Retype exactly the lines from the first one through the line with "from matplotlib.ticker import MultipleLocator", including both ends; skip any pictures.

## RECORDED INFORMATION
%%

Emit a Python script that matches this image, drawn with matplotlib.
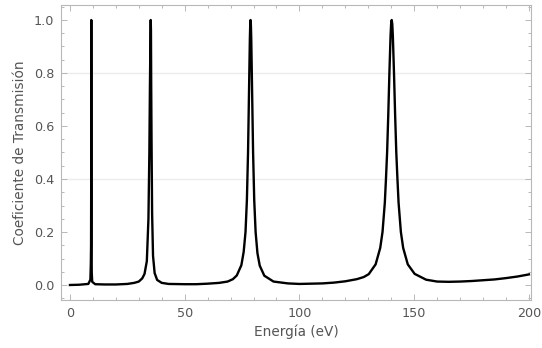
import matplotlib
matplotlib.use("Agg")
import matplotlib.pyplot as plt
from matplotlib.ticker import MultipleLocator

# Energy (eV) and transmission coefficient
energy = [
    0, 4, 8, 8.9, 9.1, 9.2, 9.25, 9.28, 9.3, 9.32, 9.35, 9.4, 9.5, 9.7, 11,
    15, 20, 25, 28, 30, 31.5, 32.5, 33.5, 34.2, 34.6, 34.85, 35.0, 35.1,
    35.2, 35.3, 35.4, 35.55, 35.8, 36.2, 36.9, 38, 40, 43, 50,
    55, 60, 65, 68.7, 71, 72.7, 74.7, 75.7, 76.5, 77.1, 77.6, 78.1, 78.4,
    78.55, 78.7, 78.85, 79.0, 79.3, 79.8, 80.3, 80.9, 81.7, 82.7, 84.7,
    88.7, 95,
    100, 105, 110, 115, 120, 125, 128, 130.2, 133.2, 135.2, 136.2, 137.2,
    137.7, 138.2, 138.7, 139.2, 139.7, 139.95, 140.2, 140.45, 140.7, 141.2,
    141.7, 142.2, 142.7, 143.2, 144.2, 145.2, 147.2, 150.2, 155.2, 160,
    165, 170, 175, 180, 185, 190, 195, 200,
]
transmission = [
    0.0, 0.001, 0.004, 0.02, 0.08, 0.15, 0.35, 0.7, 1.0, 0.75, 0.4, 0.14,
    0.045, 0.012, 0.003,
    0.002, 0.002, 0.004, 0.008, 0.013, 0.025, 0.042, 0.09, 0.25, 0.5, 0.75,
    0.87, 0.96, 1.0, 0.96, 0.76, 0.55, 0.27, 0.11, 0.045, 0.019, 0.008,
    0.004, 0.003,
    0.003, 0.005, 0.008, 0.013, 0.022, 0.036, 0.075, 0.125, 0.2, 0.32, 0.5,
    0.77, 0.93, 0.98, 1.0, 0.98, 0.93, 0.77, 0.5, 0.32, 0.2, 0.12, 0.073,
    0.035, 0.013, 0.006,
    0.004, 0.005, 0.006, 0.009, 0.014, 0.022, 0.03, 0.041, 0.078, 0.14,
    0.2, 0.31, 0.4, 0.5, 0.64, 0.8, 0.94, 0.985, 1.0, 0.985, 0.94, 0.8,
    0.64, 0.5, 0.4, 0.31, 0.2, 0.14, 0.078, 0.042, 0.02, 0.013, 0.012,
    0.013, 0.015, 0.018, 0.021, 0.026, 0.032, 0.04,
]

x_ticks = [0, 50, 100, 150, 200]
y_ticks = [0.0, 0.2, 0.4, 0.6, 0.8, 1.0]
grid_levels = [0.4, 0.8]

frame_col = "#b8b8b8"
text_col = "#555555"

fig = plt.figure(figsize=(5.42, 3.48), dpi=100)
ax = fig.add_axes([61 / 542, 1 - 300 / 348, 470 / 542, 295 / 348])

for g in grid_levels:
    ax.axhline(g, color="#ececec", lw=1.0, zorder=0)

ax.plot(energy, transmission, color="black", lw=1.7,
        solid_joinstyle="round", zorder=3)

ax.set_xlim(-3.9, 200.9)
ax.set_ylim(-0.0566, 1.0566)
ax.set_xticks(x_ticks)
ax.set_yticks(y_ticks)
ax.set_xticklabels([str(v) for v in x_ticks])
ax.set_yticklabels([f"{v:.1f}" for v in y_ticks])
ax.xaxis.set_minor_locator(MultipleLocator(10))
ax.yaxis.set_minor_locator(MultipleLocator(0.05))

for s in ax.spines.values():
    s.set_color(frame_col)
    s.set_linewidth(0.8)

ax.tick_params(which="both", direction="in", top=True, right=True,
               color=frame_col, labelcolor=text_col, labelsize=9.2, width=0.7)
ax.tick_params(which="major", length=4, pad=5)
ax.tick_params(which="minor", length=2)

ax.set_xlabel("Energía (eV)", color=text_col, fontsize=9.8, labelpad=3)
ax.set_ylabel("Coeficiente de Transmisión", color=text_col, fontsize=9.8,
              labelpad=5)

fig.savefig("out.png", dpi=100)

%%

## EXERCISE ANSWER
Emit a Python script that matches this image, drawn with matplotlib.
import matplotlib
matplotlib.use("Agg")
import matplotlib.pyplot as plt
from matplotlib.ticker import MultipleLocator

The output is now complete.